Information shown -
━━━━━━━━━━━━━━━━━━━━━━━━━━━━━━
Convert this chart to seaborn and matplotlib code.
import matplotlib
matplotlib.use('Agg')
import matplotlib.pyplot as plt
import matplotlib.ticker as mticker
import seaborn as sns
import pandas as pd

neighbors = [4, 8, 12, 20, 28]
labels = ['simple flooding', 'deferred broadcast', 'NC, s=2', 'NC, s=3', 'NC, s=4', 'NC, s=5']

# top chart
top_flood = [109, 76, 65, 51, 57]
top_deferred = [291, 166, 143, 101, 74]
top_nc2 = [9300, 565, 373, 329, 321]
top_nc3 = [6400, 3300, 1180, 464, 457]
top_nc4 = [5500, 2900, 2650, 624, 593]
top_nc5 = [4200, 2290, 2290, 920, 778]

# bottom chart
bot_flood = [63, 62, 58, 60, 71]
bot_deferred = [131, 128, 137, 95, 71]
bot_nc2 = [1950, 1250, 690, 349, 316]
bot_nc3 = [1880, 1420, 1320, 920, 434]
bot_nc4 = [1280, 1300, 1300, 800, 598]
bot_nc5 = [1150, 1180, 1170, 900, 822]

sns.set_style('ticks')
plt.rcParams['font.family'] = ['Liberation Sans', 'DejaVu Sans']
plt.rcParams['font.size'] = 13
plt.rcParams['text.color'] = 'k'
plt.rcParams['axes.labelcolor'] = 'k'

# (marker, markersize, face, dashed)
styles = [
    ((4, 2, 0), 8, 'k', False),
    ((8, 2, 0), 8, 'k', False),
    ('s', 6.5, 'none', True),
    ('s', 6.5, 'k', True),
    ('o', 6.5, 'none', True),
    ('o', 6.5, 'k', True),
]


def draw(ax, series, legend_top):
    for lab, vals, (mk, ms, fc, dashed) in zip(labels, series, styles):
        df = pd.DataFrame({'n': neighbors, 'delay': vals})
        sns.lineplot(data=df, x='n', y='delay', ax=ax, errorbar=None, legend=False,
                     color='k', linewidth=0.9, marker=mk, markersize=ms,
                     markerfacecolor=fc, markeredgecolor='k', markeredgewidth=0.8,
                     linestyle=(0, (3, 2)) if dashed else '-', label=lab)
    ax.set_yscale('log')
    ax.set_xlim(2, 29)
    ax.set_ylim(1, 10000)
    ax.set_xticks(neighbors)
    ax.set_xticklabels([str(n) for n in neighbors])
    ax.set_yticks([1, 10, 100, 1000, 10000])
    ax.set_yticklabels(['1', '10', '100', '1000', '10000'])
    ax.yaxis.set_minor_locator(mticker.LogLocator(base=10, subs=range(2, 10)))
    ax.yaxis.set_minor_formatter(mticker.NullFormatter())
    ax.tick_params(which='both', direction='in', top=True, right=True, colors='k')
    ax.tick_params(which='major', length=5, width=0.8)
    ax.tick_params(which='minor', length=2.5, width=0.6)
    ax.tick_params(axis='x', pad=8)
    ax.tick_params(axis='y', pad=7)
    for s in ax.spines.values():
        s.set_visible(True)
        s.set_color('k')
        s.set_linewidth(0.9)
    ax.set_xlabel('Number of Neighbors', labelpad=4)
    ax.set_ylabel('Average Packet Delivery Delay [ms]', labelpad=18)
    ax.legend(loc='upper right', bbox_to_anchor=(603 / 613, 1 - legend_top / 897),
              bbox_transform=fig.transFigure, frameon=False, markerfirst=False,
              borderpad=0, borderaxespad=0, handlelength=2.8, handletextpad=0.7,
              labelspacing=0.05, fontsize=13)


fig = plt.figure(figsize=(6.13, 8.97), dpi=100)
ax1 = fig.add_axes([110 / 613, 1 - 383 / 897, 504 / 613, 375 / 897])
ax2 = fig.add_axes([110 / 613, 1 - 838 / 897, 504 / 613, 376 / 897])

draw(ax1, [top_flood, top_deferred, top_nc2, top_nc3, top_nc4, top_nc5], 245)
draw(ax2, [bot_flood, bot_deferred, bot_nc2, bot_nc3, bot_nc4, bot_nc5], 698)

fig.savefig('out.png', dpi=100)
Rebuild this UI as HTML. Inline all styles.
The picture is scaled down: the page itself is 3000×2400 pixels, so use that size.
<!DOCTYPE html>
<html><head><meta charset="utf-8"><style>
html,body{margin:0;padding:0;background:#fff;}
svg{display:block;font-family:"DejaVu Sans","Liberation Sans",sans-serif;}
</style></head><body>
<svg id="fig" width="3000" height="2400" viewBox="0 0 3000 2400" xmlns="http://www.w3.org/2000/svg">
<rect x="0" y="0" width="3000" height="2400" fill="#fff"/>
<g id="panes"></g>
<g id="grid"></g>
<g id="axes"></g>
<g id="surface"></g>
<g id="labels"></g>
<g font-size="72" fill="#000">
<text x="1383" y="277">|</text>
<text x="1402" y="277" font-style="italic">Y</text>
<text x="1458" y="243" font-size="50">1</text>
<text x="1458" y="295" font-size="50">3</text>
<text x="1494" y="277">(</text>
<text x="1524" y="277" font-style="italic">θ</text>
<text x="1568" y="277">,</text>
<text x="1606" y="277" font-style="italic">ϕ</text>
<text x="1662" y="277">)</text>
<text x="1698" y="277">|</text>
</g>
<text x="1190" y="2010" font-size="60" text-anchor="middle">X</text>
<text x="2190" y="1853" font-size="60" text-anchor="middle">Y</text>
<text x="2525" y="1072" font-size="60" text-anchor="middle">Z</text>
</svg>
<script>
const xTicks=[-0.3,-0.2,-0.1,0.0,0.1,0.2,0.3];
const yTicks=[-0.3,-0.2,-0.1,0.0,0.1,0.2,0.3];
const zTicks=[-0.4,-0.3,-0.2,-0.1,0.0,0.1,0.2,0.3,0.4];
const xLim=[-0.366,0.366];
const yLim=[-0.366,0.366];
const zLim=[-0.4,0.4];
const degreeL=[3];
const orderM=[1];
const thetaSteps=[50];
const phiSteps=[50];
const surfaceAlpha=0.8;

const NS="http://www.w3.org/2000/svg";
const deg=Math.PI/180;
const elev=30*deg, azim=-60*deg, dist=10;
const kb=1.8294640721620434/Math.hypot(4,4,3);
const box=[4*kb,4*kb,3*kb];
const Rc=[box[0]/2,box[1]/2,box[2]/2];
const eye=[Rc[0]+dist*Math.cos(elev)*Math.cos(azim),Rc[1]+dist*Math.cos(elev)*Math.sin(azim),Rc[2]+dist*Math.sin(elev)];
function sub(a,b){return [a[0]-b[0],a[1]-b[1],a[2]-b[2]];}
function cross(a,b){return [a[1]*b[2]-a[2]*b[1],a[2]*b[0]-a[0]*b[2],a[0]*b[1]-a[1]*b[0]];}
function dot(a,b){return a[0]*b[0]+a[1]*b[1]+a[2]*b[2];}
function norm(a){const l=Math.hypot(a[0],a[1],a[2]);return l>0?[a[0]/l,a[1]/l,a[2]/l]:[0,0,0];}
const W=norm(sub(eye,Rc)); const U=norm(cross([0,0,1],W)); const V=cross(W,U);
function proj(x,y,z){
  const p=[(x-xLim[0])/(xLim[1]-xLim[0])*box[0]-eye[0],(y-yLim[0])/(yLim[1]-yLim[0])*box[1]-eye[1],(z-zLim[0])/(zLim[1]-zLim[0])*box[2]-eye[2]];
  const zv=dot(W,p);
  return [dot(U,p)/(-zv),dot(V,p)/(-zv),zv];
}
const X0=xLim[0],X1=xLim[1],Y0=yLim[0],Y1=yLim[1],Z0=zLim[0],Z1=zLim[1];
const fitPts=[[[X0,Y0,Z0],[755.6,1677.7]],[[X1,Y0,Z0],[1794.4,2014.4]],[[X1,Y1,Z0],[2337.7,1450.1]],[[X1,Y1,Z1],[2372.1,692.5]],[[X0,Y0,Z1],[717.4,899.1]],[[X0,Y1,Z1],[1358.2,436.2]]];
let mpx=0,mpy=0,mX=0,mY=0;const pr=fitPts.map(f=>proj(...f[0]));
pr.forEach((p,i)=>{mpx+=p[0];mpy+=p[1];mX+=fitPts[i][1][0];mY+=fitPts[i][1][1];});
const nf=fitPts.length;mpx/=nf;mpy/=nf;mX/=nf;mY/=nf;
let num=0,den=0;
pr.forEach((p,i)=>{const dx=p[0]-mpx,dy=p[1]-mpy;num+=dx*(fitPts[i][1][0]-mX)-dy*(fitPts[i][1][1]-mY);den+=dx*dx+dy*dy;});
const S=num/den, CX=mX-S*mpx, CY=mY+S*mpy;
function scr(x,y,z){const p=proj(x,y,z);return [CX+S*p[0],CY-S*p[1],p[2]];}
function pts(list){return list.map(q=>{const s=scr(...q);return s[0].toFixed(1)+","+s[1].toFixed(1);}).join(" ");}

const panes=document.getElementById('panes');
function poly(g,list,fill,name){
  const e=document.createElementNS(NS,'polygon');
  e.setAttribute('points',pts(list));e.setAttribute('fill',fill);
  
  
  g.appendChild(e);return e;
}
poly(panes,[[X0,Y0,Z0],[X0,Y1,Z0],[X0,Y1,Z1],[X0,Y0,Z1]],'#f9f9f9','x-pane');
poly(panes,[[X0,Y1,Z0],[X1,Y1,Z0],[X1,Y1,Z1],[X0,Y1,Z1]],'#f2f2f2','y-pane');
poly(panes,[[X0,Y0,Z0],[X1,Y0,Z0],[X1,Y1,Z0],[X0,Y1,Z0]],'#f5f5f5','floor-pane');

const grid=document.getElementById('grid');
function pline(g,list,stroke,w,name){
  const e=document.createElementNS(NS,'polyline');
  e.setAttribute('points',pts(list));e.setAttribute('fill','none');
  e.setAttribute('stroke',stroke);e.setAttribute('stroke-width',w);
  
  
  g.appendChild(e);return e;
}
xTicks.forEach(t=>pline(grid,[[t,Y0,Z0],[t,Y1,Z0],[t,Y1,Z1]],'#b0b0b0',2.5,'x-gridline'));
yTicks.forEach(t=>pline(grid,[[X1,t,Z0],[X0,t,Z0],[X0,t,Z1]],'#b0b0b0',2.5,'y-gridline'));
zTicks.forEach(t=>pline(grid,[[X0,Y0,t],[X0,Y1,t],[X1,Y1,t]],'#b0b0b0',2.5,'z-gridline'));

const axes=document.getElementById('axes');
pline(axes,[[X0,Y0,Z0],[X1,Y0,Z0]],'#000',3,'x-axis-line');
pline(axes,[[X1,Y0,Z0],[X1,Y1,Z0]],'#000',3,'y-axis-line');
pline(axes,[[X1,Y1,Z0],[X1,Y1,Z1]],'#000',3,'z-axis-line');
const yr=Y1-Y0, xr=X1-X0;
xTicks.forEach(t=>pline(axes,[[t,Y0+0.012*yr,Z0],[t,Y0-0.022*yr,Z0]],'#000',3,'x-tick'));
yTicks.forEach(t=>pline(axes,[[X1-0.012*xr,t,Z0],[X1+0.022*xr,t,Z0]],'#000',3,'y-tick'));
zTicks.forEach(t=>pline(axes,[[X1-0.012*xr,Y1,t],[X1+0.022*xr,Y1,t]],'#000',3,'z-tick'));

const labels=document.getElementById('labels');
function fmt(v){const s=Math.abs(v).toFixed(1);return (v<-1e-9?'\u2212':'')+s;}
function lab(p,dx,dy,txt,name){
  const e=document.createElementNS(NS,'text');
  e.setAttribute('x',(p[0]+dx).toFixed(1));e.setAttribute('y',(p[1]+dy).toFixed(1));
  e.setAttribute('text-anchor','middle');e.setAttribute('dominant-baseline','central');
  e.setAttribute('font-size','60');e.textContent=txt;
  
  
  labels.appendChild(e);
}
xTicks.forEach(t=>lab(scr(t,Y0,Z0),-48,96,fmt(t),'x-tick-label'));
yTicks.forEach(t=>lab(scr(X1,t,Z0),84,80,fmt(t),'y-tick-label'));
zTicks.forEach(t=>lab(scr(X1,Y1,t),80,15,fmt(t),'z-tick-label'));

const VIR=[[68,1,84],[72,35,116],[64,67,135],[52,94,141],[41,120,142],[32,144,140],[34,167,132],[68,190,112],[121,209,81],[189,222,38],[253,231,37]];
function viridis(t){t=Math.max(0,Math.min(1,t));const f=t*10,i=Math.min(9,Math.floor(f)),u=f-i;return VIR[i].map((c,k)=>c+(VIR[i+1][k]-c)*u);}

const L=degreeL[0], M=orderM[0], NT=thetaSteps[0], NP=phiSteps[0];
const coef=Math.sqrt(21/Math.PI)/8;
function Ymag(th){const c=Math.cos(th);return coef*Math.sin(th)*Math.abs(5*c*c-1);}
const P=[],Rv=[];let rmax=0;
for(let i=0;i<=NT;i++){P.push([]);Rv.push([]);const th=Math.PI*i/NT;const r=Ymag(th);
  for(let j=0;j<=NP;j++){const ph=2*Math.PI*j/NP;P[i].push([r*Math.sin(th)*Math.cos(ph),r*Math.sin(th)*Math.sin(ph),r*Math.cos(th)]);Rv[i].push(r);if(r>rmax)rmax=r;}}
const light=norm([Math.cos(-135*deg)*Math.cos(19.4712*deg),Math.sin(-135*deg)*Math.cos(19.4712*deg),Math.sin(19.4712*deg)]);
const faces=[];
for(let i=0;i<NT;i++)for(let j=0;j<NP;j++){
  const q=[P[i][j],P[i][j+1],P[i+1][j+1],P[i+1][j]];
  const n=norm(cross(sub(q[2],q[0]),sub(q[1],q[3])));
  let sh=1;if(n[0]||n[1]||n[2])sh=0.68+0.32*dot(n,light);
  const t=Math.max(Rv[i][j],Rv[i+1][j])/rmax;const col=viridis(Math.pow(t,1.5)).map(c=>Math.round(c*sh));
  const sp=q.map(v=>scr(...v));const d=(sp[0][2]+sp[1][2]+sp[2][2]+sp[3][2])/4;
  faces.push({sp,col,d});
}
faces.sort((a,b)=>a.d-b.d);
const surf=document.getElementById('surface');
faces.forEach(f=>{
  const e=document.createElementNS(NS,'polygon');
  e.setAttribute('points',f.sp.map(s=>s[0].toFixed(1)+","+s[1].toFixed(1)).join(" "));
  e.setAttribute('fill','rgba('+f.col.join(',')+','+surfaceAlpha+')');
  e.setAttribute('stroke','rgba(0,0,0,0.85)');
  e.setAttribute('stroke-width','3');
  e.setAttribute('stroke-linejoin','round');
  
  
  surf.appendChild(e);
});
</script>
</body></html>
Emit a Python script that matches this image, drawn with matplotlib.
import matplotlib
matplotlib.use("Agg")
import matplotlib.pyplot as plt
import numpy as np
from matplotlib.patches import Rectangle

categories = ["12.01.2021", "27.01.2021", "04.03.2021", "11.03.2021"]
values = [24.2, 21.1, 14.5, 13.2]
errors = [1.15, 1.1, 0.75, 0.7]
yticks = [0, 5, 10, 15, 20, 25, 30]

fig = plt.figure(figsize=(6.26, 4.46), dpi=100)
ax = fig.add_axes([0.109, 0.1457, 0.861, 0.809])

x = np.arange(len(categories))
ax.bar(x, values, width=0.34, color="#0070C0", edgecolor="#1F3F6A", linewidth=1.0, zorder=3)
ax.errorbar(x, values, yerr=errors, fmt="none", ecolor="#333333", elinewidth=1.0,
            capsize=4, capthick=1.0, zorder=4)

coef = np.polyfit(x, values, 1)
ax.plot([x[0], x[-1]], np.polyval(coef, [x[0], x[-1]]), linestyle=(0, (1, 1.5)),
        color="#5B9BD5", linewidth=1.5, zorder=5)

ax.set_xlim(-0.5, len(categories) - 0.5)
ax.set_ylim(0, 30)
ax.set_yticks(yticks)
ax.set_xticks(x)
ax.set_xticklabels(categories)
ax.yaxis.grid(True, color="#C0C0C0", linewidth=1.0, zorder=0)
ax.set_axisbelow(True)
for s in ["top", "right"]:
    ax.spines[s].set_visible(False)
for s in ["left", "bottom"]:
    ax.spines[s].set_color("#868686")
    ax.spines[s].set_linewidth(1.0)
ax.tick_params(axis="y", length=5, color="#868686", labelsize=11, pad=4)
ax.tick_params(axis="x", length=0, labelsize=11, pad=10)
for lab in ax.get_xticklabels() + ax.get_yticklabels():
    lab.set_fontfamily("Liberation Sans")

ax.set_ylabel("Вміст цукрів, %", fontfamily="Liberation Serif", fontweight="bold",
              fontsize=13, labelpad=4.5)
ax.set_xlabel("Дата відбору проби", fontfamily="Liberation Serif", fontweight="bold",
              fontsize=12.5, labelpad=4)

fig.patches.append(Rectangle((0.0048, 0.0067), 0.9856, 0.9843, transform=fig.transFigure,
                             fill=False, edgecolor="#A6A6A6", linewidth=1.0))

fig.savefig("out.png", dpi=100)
━━━━━━━━━━━━━━━━━━━━━━━━━━━━━━
Task - Using the data above, extract exactly the lines from the one that holds "Emit a Python" to the one that holds "ax = fig.add_axes([0.109, 0.1457, 0.861, 0.809])", both ends included, and no others.

Solution to the problem -
Emit a Python script that matches this image, drawn with matplotlib.
import matplotlib
matplotlib.use("Agg")
import matplotlib.pyplot as plt
import numpy as np
from matplotlib.patches import Rectangle

categories = ["12.01.2021", "27.01.2021", "04.03.2021", "11.03.2021"]
values = [24.2, 21.1, 14.5, 13.2]
errors = [1.15, 1.1, 0.75, 0.7]
yticks = [0, 5, 10, 15, 20, 25, 30]

fig = plt.figure(figsize=(6.26, 4.46), dpi=100)
ax = fig.add_axes([0.109, 0.1457, 0.861, 0.809])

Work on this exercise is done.